The HHS isn’t doing this alone but as part of the Biden administration’s government-wide implementation of Bostock, Katie Keith, a health care policy research professor at Georgetown University, said. Other agencies have issued similar policies, and the Obama administration undertook similar efforts after the decisions in United States v. Windsor and Obergefell v. Hodges, two landmark LGBT Supreme Court decisions, she added.
Employer insurance question
The majority of Americans, about 156 million people, get their insurance through their employers. Most employers rely on health insurance companies to process their claims and administer their plans as a third-party administrator, said Matthew Cortland, a disability rights attorney policy director at the health care advocacy organization Be a Hero Fund.
However, the question of how it applies to insurers has been a conflict over the past five years.
The Obama administration issued a rule in 2016 that said those protections applied to employer-sponsored plans that relied on insurance companies receiving federal funds as a third-party administrator, Keith said.
The 2016 rule was “clearly intended” to reach the third-party administrators of the employer-sponsored plans, Cortland said. However, the employer-sponsored plan insurance industry made clear it didn’t want the nondiscrimination law to apply to third-party administrators, and the 2020 Trump-era rule reversed that.
The Trump-era regulation allowed health care workers, hospitals, and insurance companies that receive federal funding to refuse to provide or cover any care for LGBT Americans.
The 2020 rule says health insurers aren’t bound by the ACA’s nondiscrimination provisions because they don’t provide health care, Wayne Turner, a senior attorney at the National Health Law Program, said.
The two previous regulations are still tied up in lawsuits, and this notice is likely to follow the same fate. Keith said there will likely be more litigation surrounding Section 1557 until the Supreme Court rules definitively on it or Title IX.
In the courts
The Obama administration made clear in 2016 rule that Section 1557’s protections extend to bar discrimination based on sexual orientation, gender identity, transgender status, and against women seeking abortion-related care.
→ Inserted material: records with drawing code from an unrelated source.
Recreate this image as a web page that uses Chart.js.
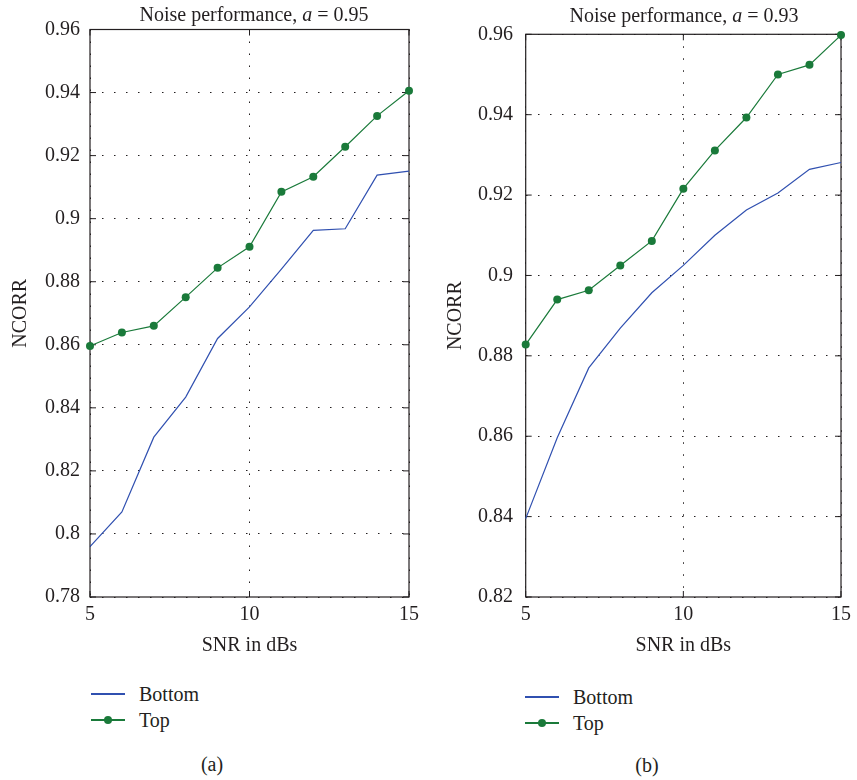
<!DOCTYPE html>
<html>
<head>
<meta charset="utf-8">
<script src="https://cdn.jsdelivr.net/npm/chart.js@4"></script>
<style>
  body { margin: 0; background: #fff; }
  #page { position: relative; width: 857px; height: 780px; font-family: "Liberation Serif", serif; color: #231f20; }
  .box { position: absolute; top: 0; height: 662px; }
  .title { position: absolute; font-size: 20px; line-height: 24px; white-space: nowrap; transform: translateX(-50%); }
  .sub { position: absolute; font-size: 20px; line-height: 24px; transform: translateX(-50%); }
  .legend { position: absolute; font-size: 20px; line-height: 26px; }
  .row { display: flex; align-items: center; height: 26px; }
  .swatch { position: relative; width: 34px; height: 2px; margin-right: 14px; }
  .dot { position: absolute; left: 13px; top: -3px; width: 8px; height: 8px; border-radius: 50%; }
</style>
</head>
<body>
<div id="page">
  <div class="box" style="left:0; width:430px;"><canvas id="chartA"></canvas></div>
  <div class="box" style="left:430px; width:427px;"><canvas id="chartB"></canvas></div>
  <div class="title" style="left:254px; top:2px;">Noise performance, <i>a</i> = 0.95</div>
  <div class="title" style="left:684px; top:3px;">Noise performance, <i>a</i> = 0.93</div>
  <div class="legend" id="legendA" style="left:91px; top:681px;"></div>
  <div class="legend" id="legendB" style="left:525px; top:684px;"></div>
  <div class="sub" style="left:212px; top:752px;">(a)</div>
  <div class="sub" style="left:647px; top:753px;">(b)</div>
</div>
<script>
const snr = [5, 6, 7, 8, 9, 10, 11, 12, 13, 14, 15];

const bottomA = [0.796, 0.807, 0.8307, 0.8434, 0.862, 0.872, 0.884, 0.8963, 0.8968, 0.9138, 0.9151];
const topA = [0.8596, 0.8639, 0.866, 0.8751, 0.8844, 0.8911, 0.9085, 0.9133, 0.9228, 0.9326, 0.9406];

const bottomB = [0.8395, 0.8596, 0.877, 0.8869, 0.8957, 0.9025, 0.910, 0.9163, 0.9205, 0.9264, 0.9281];
const topB = [0.8828, 0.894, 0.8963, 0.9025, 0.9086, 0.9216, 0.9311, 0.9393, 0.950, 0.9524, 0.9598];

const INK = "#231f20";
const BLUE = "#3050b0";
const GREEN = "#1a7a3a";
const FONT = "Liberation Serif";

// box round the plot plus short inner ticks on all four sides
const frame = {
  id: "frame",
  beforeDatasetsDraw(chart) {
    const { ctx, chartArea: a, scales } = chart;
    ctx.save();
    ctx.strokeStyle = INK;
    ctx.lineWidth = 1.2;
    ctx.strokeRect(a.left, a.top, a.right - a.left, a.bottom - a.top);
    ctx.lineWidth = 1;
    ctx.beginPath();
    for (const t of scales.x.ticks) {
      const px = scales.x.getPixelForValue(t.value);
      ctx.moveTo(px, a.bottom); ctx.lineTo(px, a.bottom - 6);
      ctx.moveTo(px, a.top); ctx.lineTo(px, a.top + 6);
    }
    for (const t of scales.y.ticks) {
      const py = scales.y.getPixelForValue(t.value);
      ctx.moveTo(a.left, py); ctx.lineTo(a.left + 6, py);
      ctx.moveTo(a.right, py); ctx.lineTo(a.right - 6, py);
    }
    ctx.stroke();
    ctx.restore();
  }
};

function makeChart(id, bottom, top, yMin, opts) {
  new Chart(document.getElementById(id), {
    type: "line",
    data: {
      datasets: [
        {
          label: "Bottom",
          data: snr.map((x, i) => ({ x: x, y: bottom[i] })),
          borderColor: BLUE,
          borderWidth: 1.2,
          pointRadius: 0,
          clip: false
        },
        {
          label: "Top",
          data: snr.map((x, i) => ({ x: x, y: top[i] })),
          borderColor: GREEN,
          backgroundColor: GREEN,
          borderWidth: 1.2,
          pointRadius: 4,
          pointBorderWidth: 0,
          clip: false
        }
      ]
    },
    options: {
      responsive: true,
      maintainAspectRatio: false,
      animation: false,
      layout: {
        padding: { top: opts.top, right: opts.right, bottom: 0, left: 0 }
      },
      plugins: {
        legend: { display: false },
        tooltip: { enabled: false }
      },
      scales: {
        x: {
          type: "linear",
          min: 5,
          max: 15,
          afterFit: function(scale) { scale.height = 65; },
          ticks: { stepSize: 5, padding: 6, color: INK, font: { family: FONT, size: 20 } },
          grid: { color: INK, lineWidth: 1, drawTicks: false },
          border: { display: false, dash: [1.5, 10.5] },
          title: { display: true, text: "SNR in dBs", color: INK, font: { family: FONT, size: 20 }, padding: { top: 4, bottom: 4 } }
        },
        y: {
          min: yMin,
          max: 0.96,
          afterFit: function(scale) { scale.width = opts.axisW; },
          ticks: {
            stepSize: 0.02,
            padding: opts.tickPad,
            color: INK,
            font: { family: FONT, size: 20 },
            callback: v => String(+v.toFixed(2))
          },
          grid: { color: INK, lineWidth: 1, drawTicks: false },
          border: { display: false, dash: [1.5, 10.5] },
          title: { display: true, text: "NCORR", color: INK, font: { family: FONT, size: 20 }, padding: { top: opts.titlePad, bottom: 4 } }
        }
      }
    },
    plugins: [frame]
  });
}

function legend(id) {
  const el = document.getElementById(id);
  const items = [{ label: "Bottom", color: BLUE, dot: false }, { label: "Top", color: GREEN, dot: true }];
  for (const it of items) {
    const row = document.createElement("div");
    row.className = "row";
    const sw = document.createElement("div");
    sw.className = "swatch";
    sw.style.background = it.color;
    if (it.dot) {
      const d = document.createElement("div");
      d.className = "dot";
      d.style.background = it.color;
      sw.appendChild(d);
    }
    row.appendChild(sw);
    row.appendChild(document.createTextNode(it.label));
    el.appendChild(row);
  }
}

makeChart("chartA", bottomA, topA, 0.78, { top: 29.5, right: 21, axisW: 90, tickPad: 10, titlePad: 9 });
makeChart("chartB", bottomB, topB, 0.82, { top: 34.3, right: 12.7, axisW: 95.7, tickPad: 12.7, titlePad: 13.5 });
legend("legendA");
legend("legendB");
</script>
</body>
</html>
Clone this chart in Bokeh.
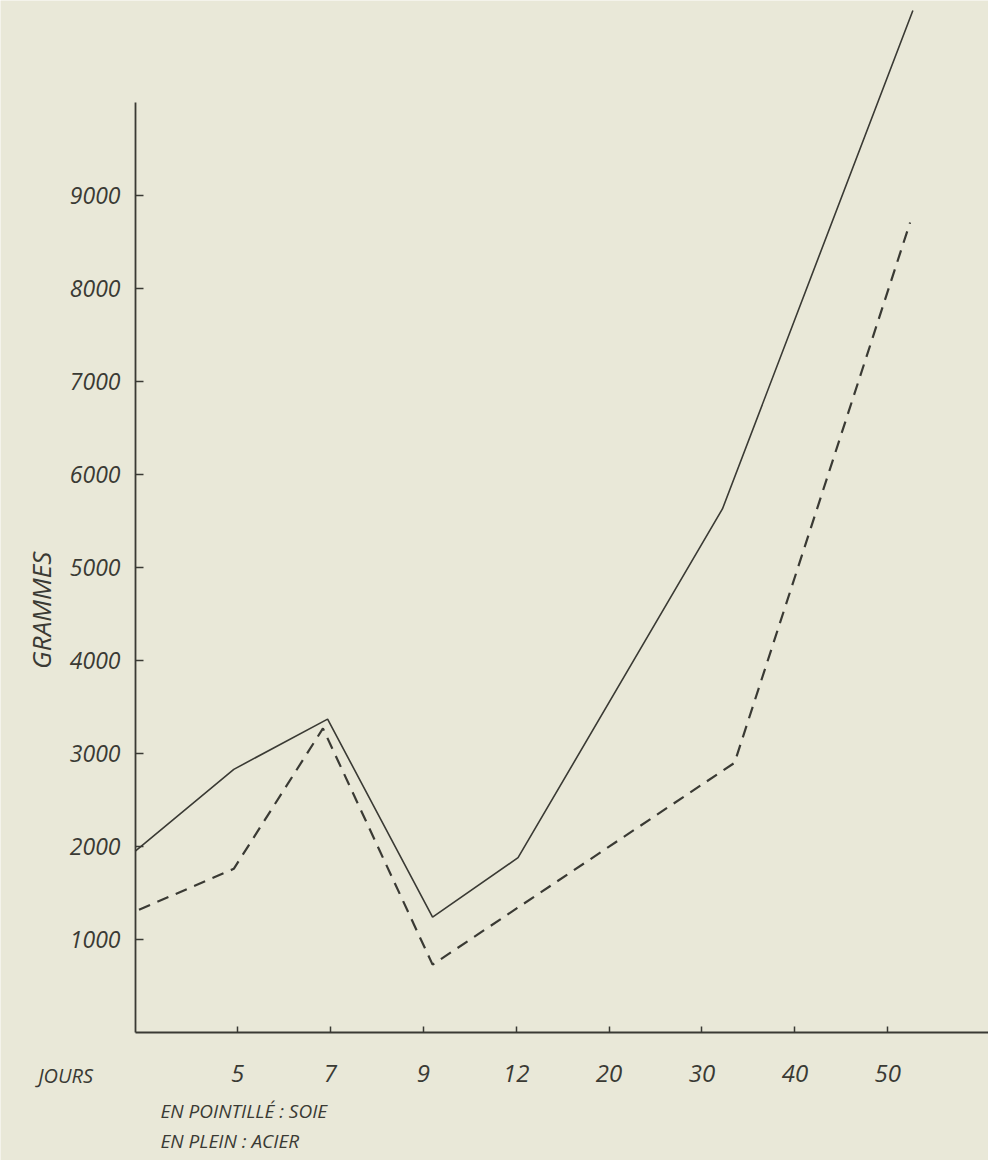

But Judge Reed C. O’Connor of the U.S. District Court for the Northern District of Texas held in 2019 that the rule violates the Religious Freedom Restoration Act as to providers that have sincerely held religious beliefs against providing such care. But O’Connor didn’t block the HHS from enforcing the rule, leading the providers to appeal his decision.
The U.S. Court of Appeals for the Fifth Circuit recently sent the injunction question back to O’Connor for reconsideration. He ordered the parties to file supplemental briefs addressing the issue. The providers’ brief is due May 14. The HHS’s answering brief is due June 4.
The same issue also is pending in the U.S. Court of Appeals for the Eighth Circuit. The U.S. District Court for the District of North Dakota held in January that the rule can’t be enforced against providers and entities that have sincerely held religious beliefs that preclude them from providing the care. The HHS appealed.
A 2020 Trump administration rule modifying the regulation has been challenged by several LGBTQ groups and has been partially blocked in New York and the District of Columbia. A similar suit is pending in federal court in Massachusetts.
Those cases are on hold, for the most part, pending the Biden administration’s actions.
“There are live issues” both in Lambda Legal’s case against the Trump-era rule and other cases regarding Section 1557, Gonzalez-Pagan said.
“Equitable access to health care is a human right, and it is a gargantuan task, not just for us, but for the current administration to reverse the discriminatory course of the last administration,” Gonzalez-Pagan said. This is “one significant step, but not the end of the road.”